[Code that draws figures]
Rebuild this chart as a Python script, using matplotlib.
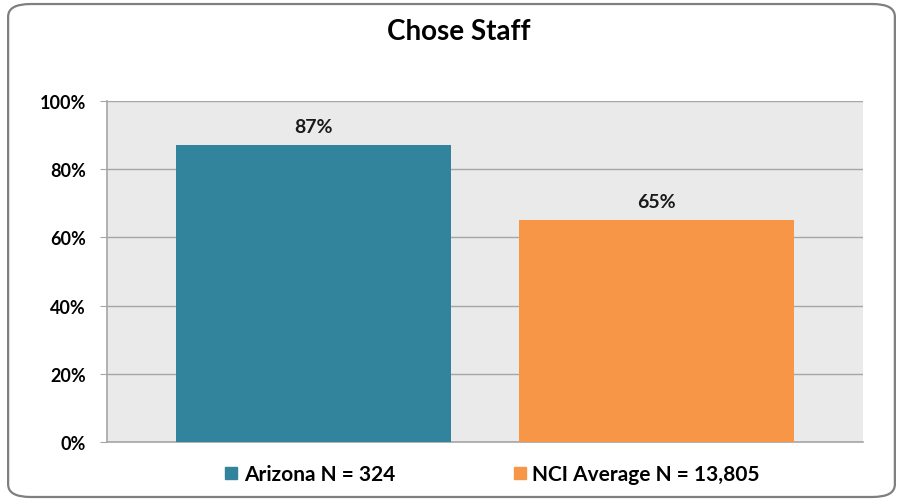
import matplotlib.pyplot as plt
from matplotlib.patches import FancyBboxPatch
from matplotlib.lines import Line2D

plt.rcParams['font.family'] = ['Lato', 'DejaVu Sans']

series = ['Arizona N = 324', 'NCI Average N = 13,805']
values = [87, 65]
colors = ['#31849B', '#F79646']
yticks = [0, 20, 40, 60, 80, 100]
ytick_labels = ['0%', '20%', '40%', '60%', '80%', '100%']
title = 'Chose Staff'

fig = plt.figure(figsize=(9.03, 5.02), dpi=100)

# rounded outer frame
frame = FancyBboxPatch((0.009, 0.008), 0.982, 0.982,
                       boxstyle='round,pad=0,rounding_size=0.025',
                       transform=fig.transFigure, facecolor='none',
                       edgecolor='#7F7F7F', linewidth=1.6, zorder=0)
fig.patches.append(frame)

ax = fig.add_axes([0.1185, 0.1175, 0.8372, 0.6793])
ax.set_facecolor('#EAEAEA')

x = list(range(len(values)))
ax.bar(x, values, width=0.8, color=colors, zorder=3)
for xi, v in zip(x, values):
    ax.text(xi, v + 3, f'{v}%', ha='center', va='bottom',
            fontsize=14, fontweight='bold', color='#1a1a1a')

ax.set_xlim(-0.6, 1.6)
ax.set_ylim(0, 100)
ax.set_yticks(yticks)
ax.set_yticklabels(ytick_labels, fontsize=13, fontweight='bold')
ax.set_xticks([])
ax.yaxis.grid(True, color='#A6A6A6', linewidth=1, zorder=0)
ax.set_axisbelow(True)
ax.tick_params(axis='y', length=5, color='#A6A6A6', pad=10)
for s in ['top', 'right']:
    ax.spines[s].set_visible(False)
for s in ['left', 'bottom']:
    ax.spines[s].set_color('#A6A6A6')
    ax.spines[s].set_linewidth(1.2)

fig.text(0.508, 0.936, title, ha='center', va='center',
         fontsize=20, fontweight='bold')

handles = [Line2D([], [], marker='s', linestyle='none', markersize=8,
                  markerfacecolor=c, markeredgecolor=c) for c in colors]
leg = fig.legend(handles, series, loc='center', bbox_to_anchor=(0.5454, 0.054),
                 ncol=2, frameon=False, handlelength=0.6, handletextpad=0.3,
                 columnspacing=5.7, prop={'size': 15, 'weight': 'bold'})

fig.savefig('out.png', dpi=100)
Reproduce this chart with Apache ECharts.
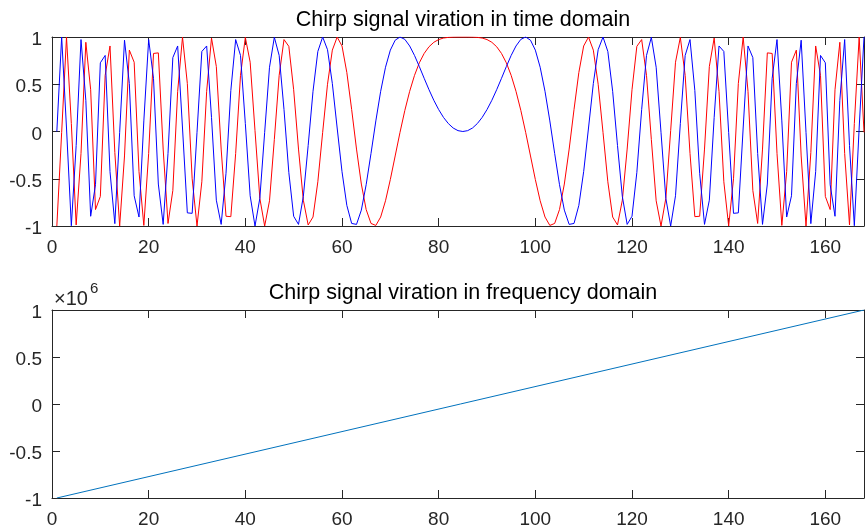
==
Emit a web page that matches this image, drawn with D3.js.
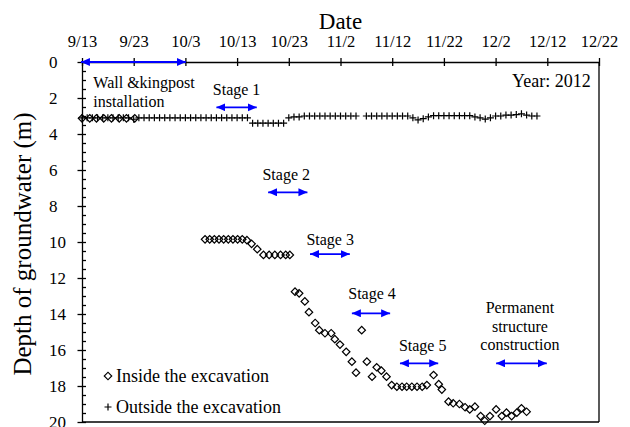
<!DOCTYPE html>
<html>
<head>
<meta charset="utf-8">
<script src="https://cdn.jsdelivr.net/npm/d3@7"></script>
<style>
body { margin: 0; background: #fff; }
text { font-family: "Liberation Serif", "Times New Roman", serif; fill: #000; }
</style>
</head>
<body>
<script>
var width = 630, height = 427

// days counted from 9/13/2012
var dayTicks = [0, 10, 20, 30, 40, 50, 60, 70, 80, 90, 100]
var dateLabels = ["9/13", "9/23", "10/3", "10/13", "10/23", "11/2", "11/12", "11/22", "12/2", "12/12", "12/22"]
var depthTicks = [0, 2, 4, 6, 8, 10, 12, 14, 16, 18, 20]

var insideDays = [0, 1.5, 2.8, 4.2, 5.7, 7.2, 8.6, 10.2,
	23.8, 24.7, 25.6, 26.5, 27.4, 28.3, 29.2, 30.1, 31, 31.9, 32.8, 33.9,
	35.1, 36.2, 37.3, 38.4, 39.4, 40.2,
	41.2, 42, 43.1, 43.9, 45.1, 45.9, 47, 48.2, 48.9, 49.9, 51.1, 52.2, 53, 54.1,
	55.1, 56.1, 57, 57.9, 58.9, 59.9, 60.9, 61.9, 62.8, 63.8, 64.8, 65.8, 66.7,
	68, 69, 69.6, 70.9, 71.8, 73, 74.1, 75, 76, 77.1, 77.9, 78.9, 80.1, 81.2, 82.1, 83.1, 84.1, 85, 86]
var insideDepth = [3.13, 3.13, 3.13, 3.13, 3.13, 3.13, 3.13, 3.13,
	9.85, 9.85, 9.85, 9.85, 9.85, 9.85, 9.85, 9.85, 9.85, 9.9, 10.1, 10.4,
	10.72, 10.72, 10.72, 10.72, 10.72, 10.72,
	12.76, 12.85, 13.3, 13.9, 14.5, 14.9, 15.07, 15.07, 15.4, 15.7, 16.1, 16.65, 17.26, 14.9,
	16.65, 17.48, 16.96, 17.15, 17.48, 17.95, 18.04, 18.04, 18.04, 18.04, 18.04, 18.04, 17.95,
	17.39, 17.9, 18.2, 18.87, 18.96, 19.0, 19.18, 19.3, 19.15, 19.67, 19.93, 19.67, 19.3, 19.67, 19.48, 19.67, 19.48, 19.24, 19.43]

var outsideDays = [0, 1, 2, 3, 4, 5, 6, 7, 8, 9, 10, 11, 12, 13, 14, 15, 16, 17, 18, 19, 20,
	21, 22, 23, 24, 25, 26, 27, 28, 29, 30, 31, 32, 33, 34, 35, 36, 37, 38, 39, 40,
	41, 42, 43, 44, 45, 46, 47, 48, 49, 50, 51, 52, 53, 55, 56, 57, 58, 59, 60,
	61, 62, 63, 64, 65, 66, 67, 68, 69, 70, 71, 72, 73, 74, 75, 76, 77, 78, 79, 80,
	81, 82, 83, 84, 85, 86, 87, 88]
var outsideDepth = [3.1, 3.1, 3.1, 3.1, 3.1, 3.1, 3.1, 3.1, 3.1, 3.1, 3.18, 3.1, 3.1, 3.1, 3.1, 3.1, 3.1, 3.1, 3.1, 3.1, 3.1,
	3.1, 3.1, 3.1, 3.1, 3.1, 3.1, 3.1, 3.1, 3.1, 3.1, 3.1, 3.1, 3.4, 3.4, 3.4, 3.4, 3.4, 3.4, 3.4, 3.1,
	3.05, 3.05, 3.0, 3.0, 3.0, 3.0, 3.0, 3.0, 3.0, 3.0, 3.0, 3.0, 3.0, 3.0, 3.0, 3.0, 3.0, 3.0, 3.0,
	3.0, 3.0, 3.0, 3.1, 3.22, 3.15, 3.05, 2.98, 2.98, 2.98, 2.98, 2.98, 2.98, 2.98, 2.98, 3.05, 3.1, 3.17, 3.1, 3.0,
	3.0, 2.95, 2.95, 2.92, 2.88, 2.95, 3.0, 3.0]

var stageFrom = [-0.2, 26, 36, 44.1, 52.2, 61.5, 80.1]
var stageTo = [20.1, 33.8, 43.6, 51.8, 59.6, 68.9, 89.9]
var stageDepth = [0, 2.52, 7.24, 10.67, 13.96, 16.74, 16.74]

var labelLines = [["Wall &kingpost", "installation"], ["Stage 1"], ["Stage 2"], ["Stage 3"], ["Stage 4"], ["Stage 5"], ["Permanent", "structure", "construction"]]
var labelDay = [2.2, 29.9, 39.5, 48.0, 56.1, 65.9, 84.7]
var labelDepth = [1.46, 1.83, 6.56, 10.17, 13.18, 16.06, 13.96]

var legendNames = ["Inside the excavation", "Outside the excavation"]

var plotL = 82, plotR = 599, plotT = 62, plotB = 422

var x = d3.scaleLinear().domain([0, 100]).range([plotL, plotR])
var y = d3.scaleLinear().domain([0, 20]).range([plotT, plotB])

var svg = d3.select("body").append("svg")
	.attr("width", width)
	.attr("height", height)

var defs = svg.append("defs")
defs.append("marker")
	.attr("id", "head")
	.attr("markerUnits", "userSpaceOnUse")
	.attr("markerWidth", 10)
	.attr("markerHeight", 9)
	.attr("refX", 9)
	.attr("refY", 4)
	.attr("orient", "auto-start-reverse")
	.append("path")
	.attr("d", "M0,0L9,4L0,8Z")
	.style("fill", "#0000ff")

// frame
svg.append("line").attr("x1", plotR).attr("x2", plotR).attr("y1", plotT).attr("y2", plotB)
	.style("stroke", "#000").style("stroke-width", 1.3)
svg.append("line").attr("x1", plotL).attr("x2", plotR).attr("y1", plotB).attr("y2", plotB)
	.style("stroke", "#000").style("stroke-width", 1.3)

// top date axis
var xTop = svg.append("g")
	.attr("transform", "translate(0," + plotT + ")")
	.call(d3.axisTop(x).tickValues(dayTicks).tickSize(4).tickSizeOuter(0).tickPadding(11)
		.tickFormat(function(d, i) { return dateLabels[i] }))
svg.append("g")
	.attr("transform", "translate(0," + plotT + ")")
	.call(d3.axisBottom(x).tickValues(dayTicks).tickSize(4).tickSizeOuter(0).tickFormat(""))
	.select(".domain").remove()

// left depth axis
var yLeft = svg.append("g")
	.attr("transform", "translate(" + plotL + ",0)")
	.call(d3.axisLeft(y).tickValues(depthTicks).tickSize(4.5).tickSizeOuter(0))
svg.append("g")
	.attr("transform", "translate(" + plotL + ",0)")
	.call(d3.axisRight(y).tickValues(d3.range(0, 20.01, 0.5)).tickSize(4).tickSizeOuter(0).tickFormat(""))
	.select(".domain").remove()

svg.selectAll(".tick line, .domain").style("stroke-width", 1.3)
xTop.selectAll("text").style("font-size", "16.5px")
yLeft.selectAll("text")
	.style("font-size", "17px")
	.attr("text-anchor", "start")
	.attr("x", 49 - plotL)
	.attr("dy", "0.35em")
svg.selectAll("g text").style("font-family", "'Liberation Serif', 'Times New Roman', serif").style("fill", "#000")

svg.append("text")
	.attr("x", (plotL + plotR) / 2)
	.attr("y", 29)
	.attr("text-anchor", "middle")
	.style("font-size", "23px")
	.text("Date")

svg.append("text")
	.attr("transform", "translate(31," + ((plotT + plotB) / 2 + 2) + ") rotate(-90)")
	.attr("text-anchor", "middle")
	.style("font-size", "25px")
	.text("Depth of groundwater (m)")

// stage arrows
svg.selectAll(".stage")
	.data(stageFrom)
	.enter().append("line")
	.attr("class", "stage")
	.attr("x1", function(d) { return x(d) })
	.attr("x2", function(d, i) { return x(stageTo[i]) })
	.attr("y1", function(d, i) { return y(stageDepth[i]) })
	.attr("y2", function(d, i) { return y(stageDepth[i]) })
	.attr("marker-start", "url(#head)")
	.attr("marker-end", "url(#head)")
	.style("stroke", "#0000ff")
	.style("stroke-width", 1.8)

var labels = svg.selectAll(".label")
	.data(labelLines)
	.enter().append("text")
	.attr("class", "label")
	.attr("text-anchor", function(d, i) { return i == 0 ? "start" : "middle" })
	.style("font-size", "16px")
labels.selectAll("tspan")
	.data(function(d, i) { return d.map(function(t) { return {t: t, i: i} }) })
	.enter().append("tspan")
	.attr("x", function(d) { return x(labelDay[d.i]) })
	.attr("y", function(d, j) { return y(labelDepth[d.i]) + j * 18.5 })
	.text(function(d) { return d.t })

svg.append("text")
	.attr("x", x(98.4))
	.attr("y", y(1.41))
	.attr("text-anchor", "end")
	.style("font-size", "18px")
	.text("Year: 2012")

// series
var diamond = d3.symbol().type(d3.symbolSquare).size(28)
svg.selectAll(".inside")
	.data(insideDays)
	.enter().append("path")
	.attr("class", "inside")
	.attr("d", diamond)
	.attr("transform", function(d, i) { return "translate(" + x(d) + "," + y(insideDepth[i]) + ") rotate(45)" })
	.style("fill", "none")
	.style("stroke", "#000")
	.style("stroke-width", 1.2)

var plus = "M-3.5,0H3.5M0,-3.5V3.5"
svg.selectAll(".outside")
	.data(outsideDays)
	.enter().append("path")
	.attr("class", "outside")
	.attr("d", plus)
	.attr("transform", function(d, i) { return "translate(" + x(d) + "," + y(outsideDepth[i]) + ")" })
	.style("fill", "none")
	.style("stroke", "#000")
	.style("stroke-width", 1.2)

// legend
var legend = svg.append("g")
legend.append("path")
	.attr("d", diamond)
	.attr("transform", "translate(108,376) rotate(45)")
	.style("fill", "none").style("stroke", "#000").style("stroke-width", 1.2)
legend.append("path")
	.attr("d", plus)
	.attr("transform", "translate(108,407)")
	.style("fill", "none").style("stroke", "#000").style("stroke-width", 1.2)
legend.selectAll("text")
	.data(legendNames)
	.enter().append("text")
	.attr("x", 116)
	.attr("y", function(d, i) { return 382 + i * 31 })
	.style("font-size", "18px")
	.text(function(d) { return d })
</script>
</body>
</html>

- _Exercise goal_
Look above for the line with "Emit a web page"; quote it and every line after it, stopping after the line with "16, 18, 20]", exactly, with nothing added and without pictures.

- _Complete answer_
Emit a web page that matches this image, drawn with D3.js.
<!DOCTYPE html>
<html>
<head>
<meta charset="utf-8">
<script src="https://cdn.jsdelivr.net/npm/d3@7"></script>
<style>
body { margin: 0; background: #fff; }
text { font-family: "Liberation Serif", "Times New Roman", serif; fill: #000; }
</style>
</head>
<body>
<script>
var width = 630, height = 427

// days counted from 9/13/2012
var dayTicks = [0, 10, 20, 30, 40, 50, 60, 70, 80, 90, 100]
var dateLabels = ["9/13", "9/23", "10/3", "10/13", "10/23", "11/2", "11/12", "11/22", "12/2", "12/12", "12/22"]
var depthTicks = [0, 2, 4, 6, 8, 10, 12, 14, 16, 18, 20]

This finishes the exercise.